La orfandad puede ser una oportunidad para construir autonomía, pero también puede convertirse en simple intemperie. El gobierno responde que las herramientas ya están. Orden fiscal, menos impuestos distorsivos, seguridad jurídica, apertura a la inversión. El problema es que pasar del manual a la práctica exige tiempo, coordinación y una dosis de confianza que la sociedad argentina viene perdiendo hace años.
El viejo contrato tutelar era caro y perverso, pero previsible. Todos sabían qué rol ocupar. La Nación repartía; las provincias pedían, presionaban, amenazaban un poco y al final recibían algo; las organizaciones administraban recursos, calle y legitimidad. Nadie crecía demasiado, pero el sistema mantenía status quo y jerarquías.
Romper ese esquema es, en algún sentido, saludable. La pregunta es qué se construye en su lugar.
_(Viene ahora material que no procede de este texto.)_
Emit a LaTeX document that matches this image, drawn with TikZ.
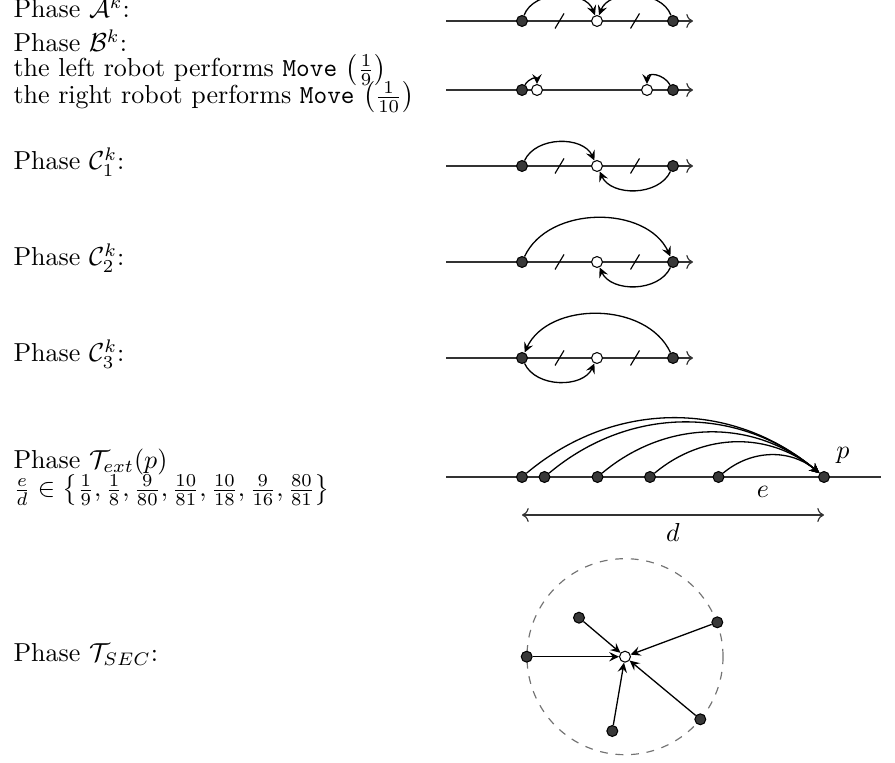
\documentclass[tikz,border=0pt]{standalone}
\usetikzlibrary{arrows.meta,calc}
\begin{document}
\begin{tikzpicture}[x=0.3846pt,y=0.3846pt,
  robot/.style={circle,draw=black,fill=black!78,minimum size=4.2pt,inner sep=0pt,line width=0.4pt},
  target/.style={circle,draw=black,fill=white,minimum size=4.2pt,inner sep=0pt,line width=0.4pt},
  axis/.style={draw=black!80,line width=0.45pt},
  mv/.style={line width=0.5pt,-{Stealth[length=3.8pt,width=3.6pt,inset=1.4pt]}},
  lbl/.style={anchor=base west,inner sep=0pt},
  tickm/.style={line width=0.45pt}]
\useasboundingbox (0,0) rectangle (895,762);

% ---------- Phase A
\node[lbl] (tA) at (13,744) {Phase $\mathcal{A}^k$:};
\coordinate (A0) at (446,741); \coordinate (A1) at (693,741);
\draw[axis,->] (A0) -- (A1);
\node[robot] (a1) at (522,741) {};
\node[target] (aw) at (597,741) {};
\node[robot] (a2) at (673,741) {};
\draw[tickm] ($(a1)!0.5!(aw)$) ++(-4.5,-7.5) -- ++(9,15);
\draw[tickm] ($(aw)!0.5!(a2)$) ++(-4.5,-7.5) -- ++(9,15);
\draw[mv] (a1) to[out=70,in=110] (aw);
\draw[mv] (a2) to[out=110,in=70] (aw);

% ---------- Phase B
\node[lbl] (tB) at (13,710) {Phase $\mathcal{B}^k$:};
\node[lbl] (tB1) at (13,685) {the left robot performs \texttt{Move} $\left(\frac{1}{9}\right)$};
\node[lbl] (tB2) at (13,658) {the right robot performs \texttt{Move} $\left(\frac{1}{10}\right)$};
\coordinate (B0) at (446,672); \coordinate (B1) at (693,672);
\draw[axis,->] (B0) -- (B1);
\node[robot] (b1) at (522,672) {};
\node[target] (bw1) at (537,672) {};
\node[target] (bw2) at (647,672) {};
\node[robot] (b2) at (673,672) {};
\draw[mv] (b1) to[out=60,in=90,looseness=1.6] (bw1);
\draw[mv] (b2) to[out=120,in=90,looseness=1.4] (bw2);

% ---------- Phase C1
\node[lbl] (tC1) at (13,592) {Phase $\mathcal{C}_1^k$:};
\coordinate (C10) at (446,596); \coordinate (C11) at (693,596);
\draw[axis,->] (C10) -- (C11);
\node[robot] (c1a) at (522,596) {};
\node[target] (c1w) at (597,596) {};
\node[robot] (c1b) at (673,596) {};
\draw[tickm] ($(c1a)!0.5!(c1w)$) ++(-4.5,-7.5) -- ++(9,15);
\draw[tickm] ($(c1w)!0.5!(c1b)$) ++(-4.5,-7.5) -- ++(9,15);
\draw[mv] (c1a) to[out=65,in=115] (c1w);
\draw[mv] (c1b) to[out=-115,in=-65] (c1w);

% ---------- Phase C2
\node[lbl] (tC2) at (13,496) {Phase $\mathcal{C}_2^k$:};
\coordinate (C20) at (446,500); \coordinate (C21) at (693,500);
\draw[axis,->] (C20) -- (C21);
\node[robot] (c2a) at (522,500) {};
\node[target] (c2w) at (597,500) {};
\node[robot] (c2b) at (673,500) {};
\draw[tickm] ($(c2a)!0.5!(c2w)$) ++(-4.5,-7.5) -- ++(9,15);
\draw[tickm] ($(c2w)!0.5!(c2b)$) ++(-4.5,-7.5) -- ++(9,15);
\draw[mv] (c2a) to[out=65,in=115] (c2b);
\draw[mv] (c2b) to[out=-115,in=-65] (c2w);

% ---------- Phase C3
\node[lbl] (tC3) at (13,400) {Phase $\mathcal{C}_3^k$:};
\coordinate (C30) at (446,404); \coordinate (C31) at (693,404);
\draw[axis,->] (C30) -- (C31);
\node[robot] (c3a) at (522,404) {};
\node[target] (c3w) at (597,404) {};
\node[robot] (c3b) at (673,404) {};
\draw[tickm] ($(c3a)!0.5!(c3w)$) ++(-4.5,-7.5) -- ++(9,15);
\draw[tickm] ($(c3w)!0.5!(c3b)$) ++(-4.5,-7.5) -- ++(9,15);
\draw[mv] (c3b) to[out=115,in=65] (c3a);
\draw[mv] (c3a) to[out=-65,in=-115] (c3w);

% ---------- Phase T_ext
\node[lbl] (tT) at (13,293) {Phase $\mathcal{T}_{ext}(p)$};
\node[lbl] (tT2) at (13,265) {$\frac{e}{d}\in\left\{\frac{1}{9},\frac{1}{8},\frac{9}{80},\frac{10}{81},\frac{10}{18},\frac{9}{16},\frac{80}{81}\right\}$};
\coordinate (T0) at (446,285); \coordinate (T1) at (881,285);
\draw[axis] (T0) -- (T1);
\node[robot] (t1) at (522,285) {};
\node[robot] (t2) at (544.5,285) {};
\node[robot] (t3) at (597.5,285) {};
\node[robot] (t4) at (650,285) {};
\node[robot] (t5) at (718.5,285) {};
\node[robot] (tp) at (824,285) {};
\foreach \s in {t1,t2,t3,t4,t5}
  \draw[mv] (\s) to[out=40,in=140] (tp);
\node (lp) at (843,307) {$p$};
\node (le) at (763,270) {$e$};
\coordinate (D0) at (522,247); \coordinate (D1) at (824,247);
\draw[axis,<->] (D0) -- (D1);
\node (ld) at (673,230) {$d$};

% ---------- Phase T_SEC
\node[lbl] (tS) at (13,100) {Phase $\mathcal{T}_{SEC}$:};
\node[target] (sw) at (625,105.3) {};
\draw[dashed,draw=black!55,line width=0.45pt] (sw.center) circle[radius=37.7pt];
\node[robot] (s1) at (579,144.3) {};
\node[robot] (s2) at (717.3,139.7) {};
\node[robot] (s3) at (526.7,105.3) {};
\node[robot] (s4) at (612.3,31) {};
\node[robot] (s5) at (700.3,42.7) {};
\foreach \s in {s1,s2,s3,s4,s5}
  \draw[mv] (\s) -- (sw);
\end{tikzpicture}
\end{document}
Un federalismo de mayoría de edad, con reglas parejas, responsabilidad asumida y crecimiento propio, requiere más que recortes y consignas. Requiere una conversación incómoda sobre qué Estado pueden sostener las provincias, qué tipo de desarrollo quieren y qué lugar ocupa la ayuda nacional cuando ya "no hay plata" y se asume que no puede ser chequera infinita.
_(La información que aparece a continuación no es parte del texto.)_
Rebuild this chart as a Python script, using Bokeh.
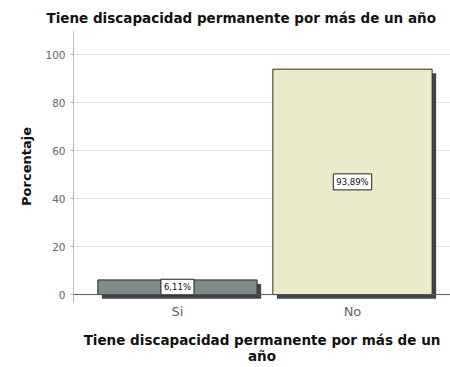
from bokeh.plotting import figure
from bokeh.models import ColumnDataSource, Range1d, FixedTicker, Span
from bokeh.core.properties import value
from bokeh.transform import dodge
from bokeh.embed import file_html
from bokeh.resources import INLINE

categories = ["Si", "No"]
percent = [6.11, 93.89]
labels = ["6,11%", "93,89%"]
colors = ["#7e8b8b", "#ecebc9"]
y_ticks = [0, 20, 40, 60, 80, 100]

xpos = [i + 1 for i in range(len(categories))]
src = ColumnDataSource(dict(x=xpos, top=percent, label=labels, color=colors,
                            ly=[v / 2 for v in percent]))

FONT = "DejaVu Sans"
p = figure(width=450, height=367, output_backend="svg", toolbar_location=None,
           x_range=Range1d(0.406, 2.56), y_range=Range1d(-3.3, 110),
           min_border_left=73, min_border_right=0, min_border_top=30, min_border_bottom=64)
p.outline_line_color = None
p.background_fill_color = "white"

p.title.text = "Tiene discapacidad permanente por más de un año"
p.title.align = "left"
p.title.offset = -27
p.title.standoff = 10
p.title.text_font = FONT
p.title.text_font_size = "13.5px"
p.title.text_color = "#111111"

# shadow
p.vbar(x=dodge("x", 0.023, range=p.x_range), top=dodge("top", -1.7, range=p.y_range),
       bottom=-1.7, width=0.91, source=src, fill_color="#3b4747", line_color=None)
p.vbar(x="x", top="top", bottom=0, width=0.91, source=src, fill_color="color",
       line_color="#2a2a2a", line_width=1)

p.add_layout(Span(location=0, dimension="width", line_color="#555555", line_width=1))

# value labels
p.text(x="x", y="ly", text="label", source=src, text_align="center",
       text_baseline="middle", text_font=value(FONT), text_font_size="8.5px",
       text_color="#111111", background_fill_color="white",
       border_line_color="#222222", border_line_width=1, padding=3)

p.xgrid.grid_line_color = None
p.ygrid.grid_line_color = "#e3e3e3"
p.ygrid.ticker = FixedTicker(ticks=y_ticks)

ya = p.yaxis[0]
ya.ticker = FixedTicker(ticks=y_ticks)
ya.axis_label = "Porcentaje"
ya.axis_label_text_font = FONT
ya.axis_label_text_font_style = "bold"
ya.axis_label_text_font_size = "13px"
ya.axis_label_text_color = "#111111"
ya.axis_label_standoff = 8
ya.major_label_text_font = FONT
ya.major_label_text_font_size = "10.5px"
ya.major_label_text_color = "#666666"
ya.axis_line_color = "#bbbbbb"
ya.major_tick_line_color = "#aaaaaa"
ya.major_tick_out = 3
ya.major_tick_in = 0
ya.minor_tick_line_color = None

xa = p.xaxis[0]
xa.ticker = FixedTicker(ticks=xpos)
xa.major_label_overrides = {x: c for x, c in zip(xpos, categories)}
xa.major_label_text_font = FONT
xa.major_label_text_font_size = "13px"
xa.major_label_text_color = "#666666"
xa.axis_line_color = None
xa.major_tick_line_color = None
xa.minor_tick_line_color = None
xa.major_label_standoff = -5
xa.axis_label = "Tiene discapacidad permanente por más de un\naño"
xa.axis_label_text_font = FONT
xa.axis_label_text_font_style = "bold"
xa.axis_label_text_font_size = "13.5px"
xa.axis_label_text_line_height = 1.05
xa.axis_label_text_color = "#111111"
xa.axis_label_standoff = 10

open("out.html", "w").write(file_html(p, INLINE))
El verdadero fin de la tutela no se juega solo en la fuerza del ajuste, sino en la capacidad de armar algo distinto después. Hacia allí parece querer dirigirse el gobierno con las reformas que se trae entre manos. Pero si esa etapa no aparece, lo que queda no es emancipación, sino una soledad administrada desde lejos. Un país donde el Estado ya no hace la tarea, pero tampoco da más que un pizarrón con consignas.
Entre la tutela y el abandono hay un espacio fino, difícil, poco glamoroso: el de la responsabilidad compartida. Ahí es donde, quizás, se defina si este experimento es el comienzo de una adultez política o apenas otro capítulo de la larga historia argentina de cambiar de padre sin animarse a crecer del todo.